** start Data provided **
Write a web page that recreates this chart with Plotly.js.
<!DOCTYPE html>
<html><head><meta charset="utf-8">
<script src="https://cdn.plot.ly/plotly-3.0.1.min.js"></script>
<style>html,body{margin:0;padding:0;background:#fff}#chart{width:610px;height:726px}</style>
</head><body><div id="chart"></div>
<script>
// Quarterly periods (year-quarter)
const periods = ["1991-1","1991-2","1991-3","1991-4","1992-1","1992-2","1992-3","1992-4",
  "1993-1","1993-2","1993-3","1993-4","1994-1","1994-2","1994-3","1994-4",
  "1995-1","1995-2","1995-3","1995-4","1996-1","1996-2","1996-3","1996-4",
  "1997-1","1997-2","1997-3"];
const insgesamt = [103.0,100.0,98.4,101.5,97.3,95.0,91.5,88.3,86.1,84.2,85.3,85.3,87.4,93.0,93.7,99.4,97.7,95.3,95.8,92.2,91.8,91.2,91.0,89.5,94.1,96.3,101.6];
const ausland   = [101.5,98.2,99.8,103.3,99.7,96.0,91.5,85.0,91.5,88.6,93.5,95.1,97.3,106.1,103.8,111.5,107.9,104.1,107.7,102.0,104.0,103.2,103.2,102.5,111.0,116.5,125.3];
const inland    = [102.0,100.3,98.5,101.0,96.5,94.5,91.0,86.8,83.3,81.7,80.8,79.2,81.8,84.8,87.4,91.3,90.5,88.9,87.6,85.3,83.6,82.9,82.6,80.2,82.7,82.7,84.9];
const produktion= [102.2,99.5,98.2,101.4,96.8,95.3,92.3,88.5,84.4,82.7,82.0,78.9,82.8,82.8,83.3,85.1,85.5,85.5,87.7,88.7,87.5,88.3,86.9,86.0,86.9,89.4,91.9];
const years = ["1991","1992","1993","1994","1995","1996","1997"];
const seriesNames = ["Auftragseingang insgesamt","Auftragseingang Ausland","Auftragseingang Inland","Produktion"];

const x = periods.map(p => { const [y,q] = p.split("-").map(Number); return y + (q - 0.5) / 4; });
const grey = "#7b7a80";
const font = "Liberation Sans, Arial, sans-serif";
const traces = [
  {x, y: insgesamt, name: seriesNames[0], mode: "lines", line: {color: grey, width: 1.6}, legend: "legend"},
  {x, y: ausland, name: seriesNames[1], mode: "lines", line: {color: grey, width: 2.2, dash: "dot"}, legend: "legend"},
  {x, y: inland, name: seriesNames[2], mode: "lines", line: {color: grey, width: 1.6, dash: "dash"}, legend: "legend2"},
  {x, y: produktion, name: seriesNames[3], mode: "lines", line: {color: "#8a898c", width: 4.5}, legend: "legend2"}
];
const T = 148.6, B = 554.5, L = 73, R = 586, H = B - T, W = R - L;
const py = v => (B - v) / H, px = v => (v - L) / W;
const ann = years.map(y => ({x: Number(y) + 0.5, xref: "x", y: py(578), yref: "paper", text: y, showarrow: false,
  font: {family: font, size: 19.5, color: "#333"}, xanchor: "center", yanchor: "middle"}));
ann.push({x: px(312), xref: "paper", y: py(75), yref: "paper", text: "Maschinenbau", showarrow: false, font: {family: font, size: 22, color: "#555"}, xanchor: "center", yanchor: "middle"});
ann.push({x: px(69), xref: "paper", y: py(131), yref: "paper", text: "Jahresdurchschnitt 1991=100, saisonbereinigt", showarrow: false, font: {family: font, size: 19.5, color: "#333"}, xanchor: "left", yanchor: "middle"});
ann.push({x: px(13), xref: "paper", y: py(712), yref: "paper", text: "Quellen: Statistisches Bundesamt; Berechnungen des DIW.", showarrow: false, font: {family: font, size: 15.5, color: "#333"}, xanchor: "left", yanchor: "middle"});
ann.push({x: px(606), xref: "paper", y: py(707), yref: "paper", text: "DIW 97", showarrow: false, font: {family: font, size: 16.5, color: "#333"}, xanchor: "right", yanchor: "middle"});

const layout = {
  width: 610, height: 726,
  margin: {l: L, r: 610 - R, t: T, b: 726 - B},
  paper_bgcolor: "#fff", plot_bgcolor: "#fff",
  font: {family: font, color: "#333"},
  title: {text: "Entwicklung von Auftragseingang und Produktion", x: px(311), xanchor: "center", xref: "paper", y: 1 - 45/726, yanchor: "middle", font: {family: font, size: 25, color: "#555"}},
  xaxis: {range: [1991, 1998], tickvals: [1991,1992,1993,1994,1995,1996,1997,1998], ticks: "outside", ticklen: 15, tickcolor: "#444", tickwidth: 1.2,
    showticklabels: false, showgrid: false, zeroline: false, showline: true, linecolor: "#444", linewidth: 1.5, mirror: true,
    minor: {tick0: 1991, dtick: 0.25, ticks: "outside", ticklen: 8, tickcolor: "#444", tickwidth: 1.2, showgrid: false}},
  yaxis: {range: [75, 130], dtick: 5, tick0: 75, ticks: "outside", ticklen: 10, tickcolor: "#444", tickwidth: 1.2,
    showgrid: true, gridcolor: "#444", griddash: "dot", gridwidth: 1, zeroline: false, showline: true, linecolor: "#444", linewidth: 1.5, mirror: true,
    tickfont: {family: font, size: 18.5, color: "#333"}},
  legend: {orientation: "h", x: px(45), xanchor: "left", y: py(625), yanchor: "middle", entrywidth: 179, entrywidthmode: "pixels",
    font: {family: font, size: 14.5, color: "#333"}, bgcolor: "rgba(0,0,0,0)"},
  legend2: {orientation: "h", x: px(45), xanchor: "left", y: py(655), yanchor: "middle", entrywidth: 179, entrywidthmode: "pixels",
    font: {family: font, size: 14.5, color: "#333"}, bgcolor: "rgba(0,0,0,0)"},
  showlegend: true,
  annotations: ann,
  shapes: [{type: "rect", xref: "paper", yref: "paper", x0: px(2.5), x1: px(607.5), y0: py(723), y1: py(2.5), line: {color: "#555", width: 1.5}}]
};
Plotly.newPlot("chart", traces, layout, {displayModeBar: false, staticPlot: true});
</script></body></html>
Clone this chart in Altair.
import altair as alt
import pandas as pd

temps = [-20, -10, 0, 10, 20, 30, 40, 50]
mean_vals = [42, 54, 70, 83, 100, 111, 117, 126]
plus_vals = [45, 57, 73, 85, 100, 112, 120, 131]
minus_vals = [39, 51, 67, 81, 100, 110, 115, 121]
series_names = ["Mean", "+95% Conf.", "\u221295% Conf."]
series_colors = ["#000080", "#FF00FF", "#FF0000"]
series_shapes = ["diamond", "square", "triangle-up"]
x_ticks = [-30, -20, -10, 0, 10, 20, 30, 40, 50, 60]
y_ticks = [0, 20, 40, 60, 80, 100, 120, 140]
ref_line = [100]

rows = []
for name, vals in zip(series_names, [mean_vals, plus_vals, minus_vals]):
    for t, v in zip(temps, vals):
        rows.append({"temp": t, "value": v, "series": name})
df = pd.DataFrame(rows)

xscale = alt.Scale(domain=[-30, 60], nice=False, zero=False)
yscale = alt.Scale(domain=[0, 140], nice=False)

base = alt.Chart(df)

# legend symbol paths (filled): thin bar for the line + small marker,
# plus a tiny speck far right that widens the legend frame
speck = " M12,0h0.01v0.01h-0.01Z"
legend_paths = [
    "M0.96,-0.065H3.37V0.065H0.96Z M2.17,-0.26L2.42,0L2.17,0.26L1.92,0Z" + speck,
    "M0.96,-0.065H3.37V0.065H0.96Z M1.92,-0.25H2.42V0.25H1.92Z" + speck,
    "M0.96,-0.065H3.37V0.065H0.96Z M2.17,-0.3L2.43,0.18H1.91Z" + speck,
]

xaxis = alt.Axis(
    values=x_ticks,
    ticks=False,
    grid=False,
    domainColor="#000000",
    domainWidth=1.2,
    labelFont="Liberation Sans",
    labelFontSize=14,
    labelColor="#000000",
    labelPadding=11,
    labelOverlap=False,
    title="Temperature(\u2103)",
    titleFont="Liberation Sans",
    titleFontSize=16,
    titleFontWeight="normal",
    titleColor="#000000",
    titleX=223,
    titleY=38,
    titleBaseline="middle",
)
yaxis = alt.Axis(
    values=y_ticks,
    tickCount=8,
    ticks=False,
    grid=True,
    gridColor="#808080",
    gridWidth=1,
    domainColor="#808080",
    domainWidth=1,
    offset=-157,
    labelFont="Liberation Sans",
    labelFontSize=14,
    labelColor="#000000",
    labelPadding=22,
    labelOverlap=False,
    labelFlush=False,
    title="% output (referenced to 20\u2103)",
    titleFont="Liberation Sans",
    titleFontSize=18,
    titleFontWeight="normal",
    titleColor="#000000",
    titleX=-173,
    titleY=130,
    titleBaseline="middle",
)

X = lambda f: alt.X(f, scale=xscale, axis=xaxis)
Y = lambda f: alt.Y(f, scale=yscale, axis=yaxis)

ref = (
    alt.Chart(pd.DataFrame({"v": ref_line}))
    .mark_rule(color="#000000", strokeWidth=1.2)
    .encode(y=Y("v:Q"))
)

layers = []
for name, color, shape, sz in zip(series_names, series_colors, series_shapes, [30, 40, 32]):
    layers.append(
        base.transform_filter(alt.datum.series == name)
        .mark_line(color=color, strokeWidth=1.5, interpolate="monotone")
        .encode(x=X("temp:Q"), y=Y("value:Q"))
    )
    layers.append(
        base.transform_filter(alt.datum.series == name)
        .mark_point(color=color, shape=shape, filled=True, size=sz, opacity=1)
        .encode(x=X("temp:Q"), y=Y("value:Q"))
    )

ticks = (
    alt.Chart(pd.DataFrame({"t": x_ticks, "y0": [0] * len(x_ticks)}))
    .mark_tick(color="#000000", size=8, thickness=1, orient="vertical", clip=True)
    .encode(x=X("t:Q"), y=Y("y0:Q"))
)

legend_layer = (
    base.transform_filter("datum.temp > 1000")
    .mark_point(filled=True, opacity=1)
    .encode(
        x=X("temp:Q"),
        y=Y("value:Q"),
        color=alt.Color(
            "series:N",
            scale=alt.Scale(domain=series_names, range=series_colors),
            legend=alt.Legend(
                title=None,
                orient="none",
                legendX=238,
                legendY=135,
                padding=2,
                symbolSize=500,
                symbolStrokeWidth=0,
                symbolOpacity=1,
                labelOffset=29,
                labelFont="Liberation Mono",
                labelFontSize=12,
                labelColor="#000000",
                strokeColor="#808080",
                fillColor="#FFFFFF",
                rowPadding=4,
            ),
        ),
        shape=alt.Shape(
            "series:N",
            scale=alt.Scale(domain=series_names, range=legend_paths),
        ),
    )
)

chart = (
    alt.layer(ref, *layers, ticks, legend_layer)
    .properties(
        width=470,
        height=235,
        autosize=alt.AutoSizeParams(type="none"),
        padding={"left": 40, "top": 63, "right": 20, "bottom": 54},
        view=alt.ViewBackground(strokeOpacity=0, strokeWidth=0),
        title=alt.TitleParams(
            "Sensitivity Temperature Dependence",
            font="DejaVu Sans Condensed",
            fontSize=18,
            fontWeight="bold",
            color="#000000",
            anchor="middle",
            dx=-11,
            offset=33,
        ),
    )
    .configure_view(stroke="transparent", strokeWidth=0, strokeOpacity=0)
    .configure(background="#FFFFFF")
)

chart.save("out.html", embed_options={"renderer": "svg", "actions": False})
** end Data provided **
** start Data provided **
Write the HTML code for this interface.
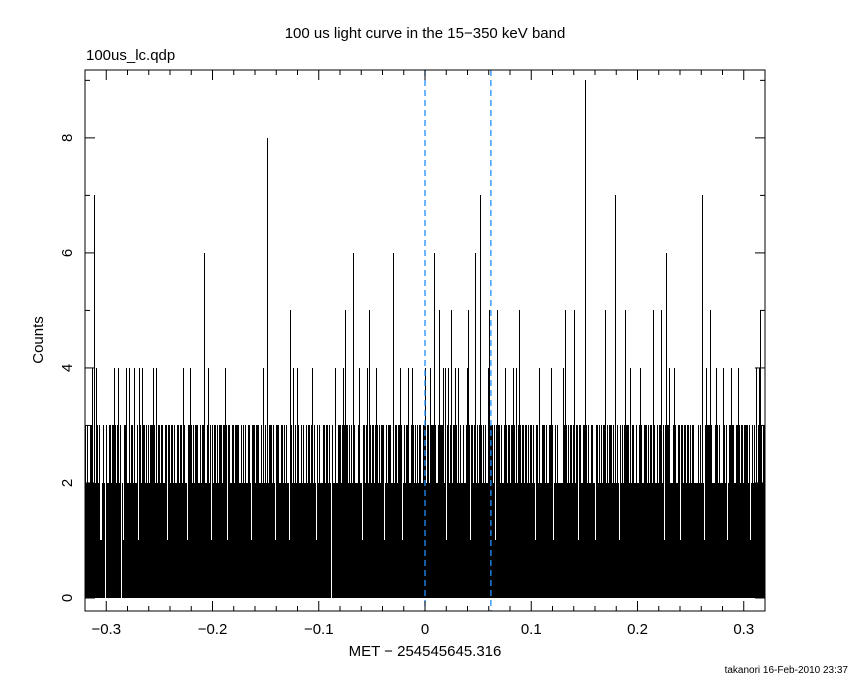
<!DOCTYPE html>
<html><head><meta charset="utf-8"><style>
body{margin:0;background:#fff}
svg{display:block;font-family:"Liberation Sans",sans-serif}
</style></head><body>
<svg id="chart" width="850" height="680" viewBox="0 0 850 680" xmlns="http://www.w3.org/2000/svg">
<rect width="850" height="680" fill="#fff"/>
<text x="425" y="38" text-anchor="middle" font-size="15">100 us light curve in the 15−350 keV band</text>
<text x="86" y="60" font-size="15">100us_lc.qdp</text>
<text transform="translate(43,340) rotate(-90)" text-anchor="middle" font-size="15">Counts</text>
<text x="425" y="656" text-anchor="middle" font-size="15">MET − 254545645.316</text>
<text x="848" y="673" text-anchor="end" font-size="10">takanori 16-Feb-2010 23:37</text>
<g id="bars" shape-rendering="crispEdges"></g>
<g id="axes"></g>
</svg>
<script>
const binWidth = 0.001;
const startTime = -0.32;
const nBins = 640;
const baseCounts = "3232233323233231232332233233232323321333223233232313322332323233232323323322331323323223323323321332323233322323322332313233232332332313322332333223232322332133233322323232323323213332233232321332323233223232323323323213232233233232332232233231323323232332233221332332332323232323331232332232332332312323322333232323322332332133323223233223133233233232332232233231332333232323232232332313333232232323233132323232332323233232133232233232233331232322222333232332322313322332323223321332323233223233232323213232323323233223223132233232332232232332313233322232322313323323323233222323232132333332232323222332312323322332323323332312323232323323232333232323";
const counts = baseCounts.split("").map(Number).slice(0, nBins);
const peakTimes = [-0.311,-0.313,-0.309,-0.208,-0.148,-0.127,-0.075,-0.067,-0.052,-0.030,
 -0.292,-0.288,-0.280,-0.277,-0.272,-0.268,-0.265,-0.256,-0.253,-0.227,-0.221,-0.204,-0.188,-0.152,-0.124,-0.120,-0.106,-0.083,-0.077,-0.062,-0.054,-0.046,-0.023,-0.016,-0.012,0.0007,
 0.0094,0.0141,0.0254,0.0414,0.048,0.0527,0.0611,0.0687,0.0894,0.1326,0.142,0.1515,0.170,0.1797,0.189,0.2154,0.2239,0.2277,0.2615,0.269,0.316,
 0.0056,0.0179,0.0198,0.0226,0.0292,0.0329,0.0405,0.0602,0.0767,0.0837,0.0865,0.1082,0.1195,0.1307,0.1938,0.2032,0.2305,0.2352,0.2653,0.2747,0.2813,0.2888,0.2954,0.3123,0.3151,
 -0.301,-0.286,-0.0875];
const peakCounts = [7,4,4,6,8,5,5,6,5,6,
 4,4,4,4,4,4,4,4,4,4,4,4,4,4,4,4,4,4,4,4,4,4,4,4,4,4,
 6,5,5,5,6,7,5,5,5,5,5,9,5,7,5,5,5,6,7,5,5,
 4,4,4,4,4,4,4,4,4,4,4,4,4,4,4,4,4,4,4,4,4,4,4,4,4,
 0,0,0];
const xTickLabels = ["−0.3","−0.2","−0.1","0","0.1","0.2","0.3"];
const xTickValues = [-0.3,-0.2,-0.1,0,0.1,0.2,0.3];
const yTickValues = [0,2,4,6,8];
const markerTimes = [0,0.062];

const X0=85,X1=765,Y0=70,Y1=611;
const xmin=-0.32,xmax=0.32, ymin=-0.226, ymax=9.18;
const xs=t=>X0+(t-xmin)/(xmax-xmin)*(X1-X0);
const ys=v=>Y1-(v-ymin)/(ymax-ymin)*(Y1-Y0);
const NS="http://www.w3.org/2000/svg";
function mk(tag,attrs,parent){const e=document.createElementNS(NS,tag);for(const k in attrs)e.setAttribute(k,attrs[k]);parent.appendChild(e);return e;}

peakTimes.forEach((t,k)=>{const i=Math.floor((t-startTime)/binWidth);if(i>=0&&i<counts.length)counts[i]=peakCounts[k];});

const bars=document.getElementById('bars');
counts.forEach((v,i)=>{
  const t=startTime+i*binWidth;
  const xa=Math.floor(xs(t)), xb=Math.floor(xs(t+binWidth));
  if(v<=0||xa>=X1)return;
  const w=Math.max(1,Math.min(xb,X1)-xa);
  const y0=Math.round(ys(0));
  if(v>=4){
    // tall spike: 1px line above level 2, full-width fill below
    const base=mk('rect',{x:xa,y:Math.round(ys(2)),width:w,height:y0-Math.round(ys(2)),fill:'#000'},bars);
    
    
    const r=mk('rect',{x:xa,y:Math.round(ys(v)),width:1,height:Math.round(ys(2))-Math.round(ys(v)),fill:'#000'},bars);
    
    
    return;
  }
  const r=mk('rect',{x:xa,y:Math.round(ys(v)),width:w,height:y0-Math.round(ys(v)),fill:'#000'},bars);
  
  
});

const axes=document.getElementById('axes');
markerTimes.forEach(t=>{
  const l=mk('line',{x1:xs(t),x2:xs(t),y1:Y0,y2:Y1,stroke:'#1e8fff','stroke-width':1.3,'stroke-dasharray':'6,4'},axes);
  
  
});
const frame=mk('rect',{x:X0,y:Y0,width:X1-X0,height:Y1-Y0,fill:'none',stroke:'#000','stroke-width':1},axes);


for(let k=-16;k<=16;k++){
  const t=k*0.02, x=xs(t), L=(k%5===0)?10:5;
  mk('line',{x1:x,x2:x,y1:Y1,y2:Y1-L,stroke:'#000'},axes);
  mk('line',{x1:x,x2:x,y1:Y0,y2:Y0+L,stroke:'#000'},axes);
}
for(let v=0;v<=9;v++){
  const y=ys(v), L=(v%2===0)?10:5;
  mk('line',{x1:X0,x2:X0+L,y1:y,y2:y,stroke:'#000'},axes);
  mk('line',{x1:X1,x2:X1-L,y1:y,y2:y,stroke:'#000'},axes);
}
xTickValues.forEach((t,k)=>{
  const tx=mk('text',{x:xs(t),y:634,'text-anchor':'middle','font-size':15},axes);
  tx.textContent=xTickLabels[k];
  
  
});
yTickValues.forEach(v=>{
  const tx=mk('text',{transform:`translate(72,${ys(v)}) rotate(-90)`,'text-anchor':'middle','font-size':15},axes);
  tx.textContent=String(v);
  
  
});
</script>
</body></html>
** end Data provided **
=== What the task requires ===
List every line in the records above that contains the word "this".

=== Full solution ===
Write a web page that recreates this chart with Plotly.js.
Clone this chart in Altair.
Write the HTML code for this interface.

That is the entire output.